__YOUR TASK__: Repeat the material exactly from its first line to the line that includes "0.204, 0.142, 0.088, 0.039, 0];". Skip pictures.

__GIVEN INFORMATION__:
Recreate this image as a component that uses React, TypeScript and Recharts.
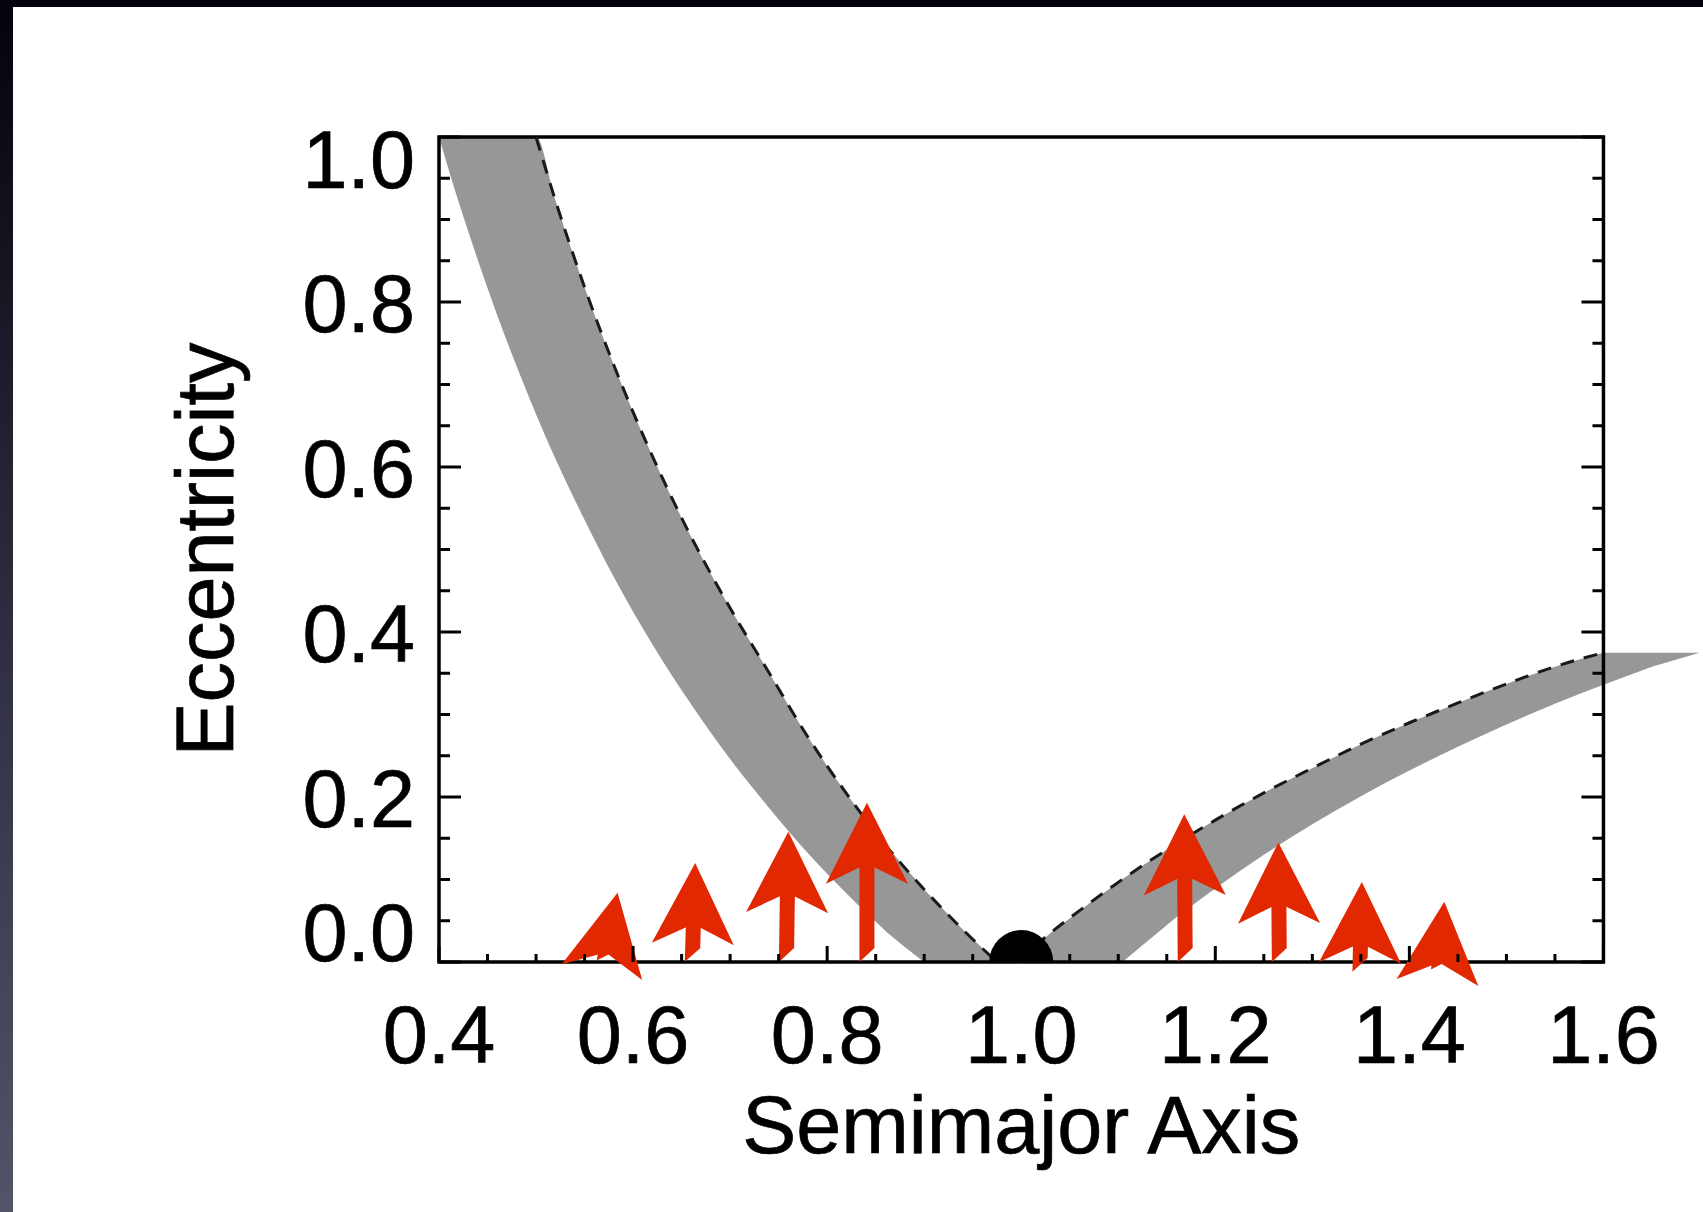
import React from "react";
import {
  ComposedChart,
  Area,
  Line,
  Scatter,
  XAxis,
  YAxis,
  ReferenceLine,
  ReferenceDot,
  ReferenceArea
} from "recharts";

// axis ticks (major every 0.2, minor every 0.05)
const xTicks = [
  0.4, 0.45, 0.5, 0.55, 0.6, 0.65, 0.7, 0.75, 0.8, 0.85, 0.9, 0.95, 1.0,
  1.05, 1.1, 1.15, 1.2, 1.25, 1.3, 1.35, 1.4, 1.45, 1.5, 1.55, 1.6
];
const yTicks = [
  0, 0.05, 0.1, 0.15, 0.2, 0.25, 0.3, 0.35, 0.4, 0.45, 0.5, 0.55, 0.6, 0.65,
  0.7, 0.75, 0.8, 0.85, 0.9, 0.95, 1.0
];

// inner crossing band (grey), read at these semimajor axes
const innerA = [0.4, 0.42, 0.44, 0.46, 0.48, 0.5, 0.52, 0.55, 0.58, 0.62, 0.66, 0.7, 0.74, 0.78, 0.82, 0.86, 0.9];
const innerLow = [1.0, 0.922, 0.851, 0.784, 0.722, 0.664, 0.61, 0.536, 0.467, 0.385, 0.312, 0.246, 0.187, 0.132, 0.083, 0.038, 0];
const innerHigh = [1.0, 1.0, 1.0, 1.0, 1.0, 1.0, 0.923, 0.818, 0.724, 0.613, 0.515, 0.429, 0.351, 0.273, 0.204, 0.142, 0.088];

// foot of the inner band, where it sits on e = 0
const innerFootA = [0.86, 0.9, 0.94, 0.975];
const innerFootLow = [0.038, 0, 0, 0];
const innerFootHigh = [0.142, 0.088, 0.039, 0];

// dashed edge of inner band
const innerDashA = [0.5, 0.52, 0.55, 0.58, 0.62, 0.66, 0.7, 0.74, 0.78, 0.82, 0.86, 0.9, 0.94, 0.975];
const innerDashE = [1.0, 0.923, 0.818, 0.724, 0.613, 0.515, 0.429, 0.351, 0.273, 0.204, 0.142, 0.088, 0.039, 0];

// outer crossing band (grey)
const outerA = [1.104, 1.15, 1.2, 1.25, 1.3, 1.35, 1.4, 1.45, 1.5, 1.55, 1.6];
const outerLow = [0, 0.045, 0.089, 0.13, 0.167, 0.201, 0.232, 0.261, 0.288, 0.313, 0.336];
const outerHigh = [0.1, 0.136, 0.172, 0.205, 0.235, 0.264, 0.29, 0.314, 0.337, 0.358, 0.375];

// foot of the outer band, where it sits on e = 0
const outerFootA = [0.995, 1.03, 1.07, 1.104, 1.15];
const outerFootLow = [0, 0, 0, 0, 0.045];
const outerFootHigh = [0, 0.035, 0.071, 0.1, 0.136];

// part of the outer band running past the frame
const tailA = [1.6, 1.65, 1.699];
const tailLow = [0.336, 0.358, 0.375];
const tailHigh = [0.375, 0.375, 0.375];

// dashed edge of outer band
const outerDashA = [0.995, 1.03, 1.07, 1.104, 1.15, 1.2, 1.25, 1.3, 1.35, 1.4, 1.45, 1.5, 1.55, 1.6];
const outerDashE = [0, 0.035, 0.071, 0.1, 0.136, 0.172, 0.205, 0.235, 0.264, 0.29, 0.314, 0.337, 0.358, 0.375];

// red arrows: start (a, e) -> end (a, e)
const arrowFromA = [0.57, 0.661, 0.758, 0.841, 1.169, 1.266, 1.349, 1.43];
const arrowFromE = [0, 0, 0, 0, 0, 0, -0.012, -0.01];
const arrowToA = [0.584, 0.664, 0.76, 0.841, 1.168, 1.265, 1.351, 1.436];
const arrowToE = [0.084, 0.12, 0.158, 0.193, 0.179, 0.145, 0.097, 0.073];

// planet
const planetA = 1.0;
const planetE = 0;

const FONT = "'Liberation Sans', Arial, Helvetica, sans-serif";
const GREY = "#979797";
const RED = "#e12800";

const toRange = (as: number[], lo: number[], hi: number[]) =>
  as.map((a, i) => ({ a, range: [lo[i], hi[i]] }));

const innerBand = toRange(innerA, innerLow, innerHigh);
const innerFoot = toRange(innerFootA, innerFootLow, innerFootHigh);
const outerBand = toRange(outerA, outerLow, outerHigh);
const outerFoot = toRange(outerFootA, outerFootLow, outerFootHigh);
const tailBand = toRange(tailA, tailLow, tailHigh);
const innerDash = innerDashA.map((a, i) => ({ a, e: innerDashE[i] }));
const outerDash = outerDashA.map((a, i) => ({ a, e: outerDashE[i] }));
const rightTicks = yTicks.map((e) => ({ a: 1.6, e }));

const isMajor = (v: number) => Math.abs(v * 5 - Math.round(v * 5)) < 1e-6;

const textStyle = {
  fontSize: 81,
  fontFamily: FONT,
  fill: "#000",
  stroke: "#000",
  strokeWidth: 0.7
};

const BottomTick = (props: any) => {
  const { x, y, payload } = props;
  const v = payload.value as number;
  const major = isMajor(v);
  return (
    <g>
      <line x1={x} x2={x} y1={y} y2={y - (major ? 16 : 8)} stroke="#000" strokeWidth={3} />
      {major && (
        <text x={x} y={y + 101} textAnchor="middle" {...textStyle}>
          {v.toFixed(1)}
        </text>
      )}
      {v === 1.0 && (
        <text x={x} y={y + 191} textAnchor="middle" {...textStyle}>
          Semimajor Axis
        </text>
      )}
    </g>
  );
};

const TopTick = (props: any) => {
  const { x, y, payload } = props;
  const major = isMajor(payload.value);
  return <line x1={x} x2={x} y1={y} y2={y + (major ? 16 : 8)} stroke="#000" strokeWidth={3} />;
};

const LeftTick = (props: any) => {
  const { x, y, payload } = props;
  const v = payload.value as number;
  const major = isMajor(v);
  // IDL nudges the end labels inside the frame
  const dy = v === 1 ? 51 : v === 0 ? -1 : 29.5;
  return (
    <g>
      <line x1={x} x2={x + (major ? 22 : 11)} y1={y} y2={y} stroke="#000" strokeWidth={3} />
      {major && (
        <text x={x - 24} y={y + dy} textAnchor="end" {...textStyle}>
          {v.toFixed(1)}
        </text>
      )}
      {v === 0.5 && (
        <text
          x={x - 206}
          y={y}
          textAnchor="middle"
          {...textStyle}
          transform={`rotate(-90, ${x - 206}, ${y})`}
        >
          Eccentricity
        </text>
      )}
    </g>
  );
};

const RightTick = (props: any) => {
  const { cx, cy, payload } = props;
  const major = isMajor(payload.e);
  return <line x1={cx} x2={cx - (major ? 22 : 11)} y1={cy} y2={cy} stroke="#000" strokeWidth={3} />;
};

const ArrowShape = (props: any) => {
  const { x1, y1, x2, y2 } = props;
  const dx = x2 - x1;
  const dy = y2 - y1;
  const len = Math.hypot(dx, dy) || 1;
  const ux = dx / len;
  const uy = dy / len;
  const nx = -uy;
  const ny = ux;
  const H = 81; // head length
  const W = 41; // head half width
  const N = 61; // notch depth
  const S = 7.5; // shaft half width
  const fromTip = (d: number, s: number) => `${x2 - d * ux + s * nx},${y2 - d * uy + s * ny}`;
  const fromBase = (d: number, s: number) => `${x1 + d * ux + s * nx},${y1 + d * uy + s * ny}`;
  const shaftLen = len - N + 2;
  const cut = Math.max(0, Math.min(14, shaftLen));
  return (
    <g>
      {shaftLen > 0 && (
        <polygon
          points={[fromBase(0, -S), fromBase(shaftLen, -S), fromBase(shaftLen, S), fromBase(cut, S)].join(" ")}
          fill={RED}
        />
      )}
      <polygon points={[fromTip(0, 0), fromTip(H, W), fromTip(N, 0), fromTip(H, -W)].join(" ")} fill={RED} />
    </g>
  );
};

const HalfDisc = (props: any) => {
  const { cx, cy, r } = props;
  return <path d={`M${cx - r},${cy} A${r},${r} 0 0 1 ${cx + r},${cy} Z`} fill="#000" />;
};

const bandProps = {
  xAxisId: "bottom",
  dataKey: "range",
  stroke: "none",
  fill: GREY,
  fillOpacity: 1,
  isAnimationActive: false
};

const dashProps = {
  xAxisId: "bottom",
  dataKey: "e",
  type: "monotone" as const,
  stroke: "#1a1a1a",
  strokeWidth: 3,
  strokeDasharray: "14 10",
  dot: false,
  activeDot: false,
  isAnimationActive: false
};

const App: React.FC = () => {
  return (
    <div style={{ position: "absolute", left: 0, top: 0, width: 1703, height: 1212, background: "#fff", overflow: "hidden" }}>
      <ComposedChart width={1703} height={1212} margin={{ top: 136, right: 2.5, bottom: 0, left: 0 }}>
        <XAxis
          xAxisId="bottom"
          dataKey="a"
          type="number"
          domain={[0.4, 1.7]}
          ticks={xTicks}
          interval={0}
          height={250}
          axisLine={false}
          tickLine={false}
          tickSize={0}
          tickMargin={0}
          tick={BottomTick}
        />
        <XAxis
          xAxisId="top"
          orientation="top"
          dataKey="a"
          type="number"
          domain={[0.4, 1.7]}
          ticks={xTicks}
          interval={0}
          height={1}
          axisLine={false}
          tickLine={false}
          tickSize={0}
          tickMargin={0}
          tick={TopTick}
        />
        <YAxis
          dataKey="e"
          type="number"
          domain={[0, 1]}
          ticks={yTicks}
          interval={0}
          width={439}
          axisLine={false}
          tickLine={false}
          tickSize={0}
          tickMargin={0}
          tick={LeftTick}
        />
        <Area {...bandProps} data={innerBand} type="monotone" />
        <Area {...bandProps} data={innerFoot} type="linear" />
        <Area {...bandProps} data={outerBand} type="monotone" />
        <Area {...bandProps} data={outerFoot} type="linear" />
        <Area {...bandProps} data={tailBand} type="linear" />
        <Line {...dashProps} data={innerDash} />
        <Line {...dashProps} data={outerDash} />
        <ReferenceArea
          xAxisId="bottom"
          x1={0.4}
          x2={1.6}
          y1={0}
          y2={1}
          fill="none"
          fillOpacity={0}
          stroke="#000"
          strokeWidth={3.5}
        />
        <Scatter
          xAxisId="bottom"
          data={rightTicks}
          dataKey="e"
          shape={RightTick}
          isAnimationActive={false}
        />
        <ReferenceDot xAxisId="bottom" x={planetA} y={planetE} r={32} shape={HalfDisc} />
        {arrowFromA.map((a, i) => (
          <ReferenceLine
            key={i}
            xAxisId="bottom"
            segment={[
              { x: a, y: arrowFromE[i] },
              { x: arrowToA[i], y: arrowToE[i] }
            ]}
            ifOverflow="visible"
            shape={ArrowShape}
          />
        ))}
      </ComposedChart>
      <div style={{ position: "absolute", left: 0, top: 0, width: 1703, height: 7, background: "#02020a" }} />
      <div
        style={{
          position: "absolute",
          left: 0,
          top: 0,
          width: 13,
          height: 1212,
          background: "linear-gradient(#03030c, #2c2c3e 50%, #545468)"
        }}
      />
    </div>
  );
};

export default App;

__RESPONSE TO THIS TASK__:
Recreate this image as a component that uses React, TypeScript and Recharts.
import React from "react";
import {
  ComposedChart,
  Area,
  Line,
  Scatter,
  XAxis,
  YAxis,
  ReferenceLine,
  ReferenceDot,
  ReferenceArea
} from "recharts";

// axis ticks (major every 0.2, minor every 0.05)
const xTicks = [
  0.4, 0.45, 0.5, 0.55, 0.6, 0.65, 0.7, 0.75, 0.8, 0.85, 0.9, 0.95, 1.0,
  1.05, 1.1, 1.15, 1.2, 1.25, 1.3, 1.35, 1.4, 1.45, 1.5, 1.55, 1.6
];
const yTicks = [
  0, 0.05, 0.1, 0.15, 0.2, 0.25, 0.3, 0.35, 0.4, 0.45, 0.5, 0.55, 0.6, 0.65,
  0.7, 0.75, 0.8, 0.85, 0.9, 0.95, 1.0
];

// inner crossing band (grey), read at these semimajor axes
const innerA = [0.4, 0.42, 0.44, 0.46, 0.48, 0.5, 0.52, 0.55, 0.58, 0.62, 0.66, 0.7, 0.74, 0.78, 0.82, 0.86, 0.9];
const innerLow = [1.0, 0.922, 0.851, 0.784, 0.722, 0.664, 0.61, 0.536, 0.467, 0.385, 0.312, 0.246, 0.187, 0.132, 0.083, 0.038, 0];
const innerHigh = [1.0, 1.0, 1.0, 1.0, 1.0, 1.0, 0.923, 0.818, 0.724, 0.613, 0.515, 0.429, 0.351, 0.273, 0.204, 0.142, 0.088];

// foot of the inner band, where it sits on e = 0
const innerFootA = [0.86, 0.9, 0.94, 0.975];
const innerFootLow = [0.038, 0, 0, 0];
const innerFootHigh = [0.142, 0.088, 0.039, 0];

// dashed edge of inner band
const innerDashA = [0.5, 0.52, 0.55, 0.58, 0.62, 0.66, 0.7, 0.74, 0.78, 0.82, 0.86, 0.9, 0.94, 0.975];
const innerDashE = [1.0, 0.923, 0.818, 0.724, 0.613, 0.515, 0.429, 0.351, 0.273, 0.204, 0.142, 0.088, 0.039, 0];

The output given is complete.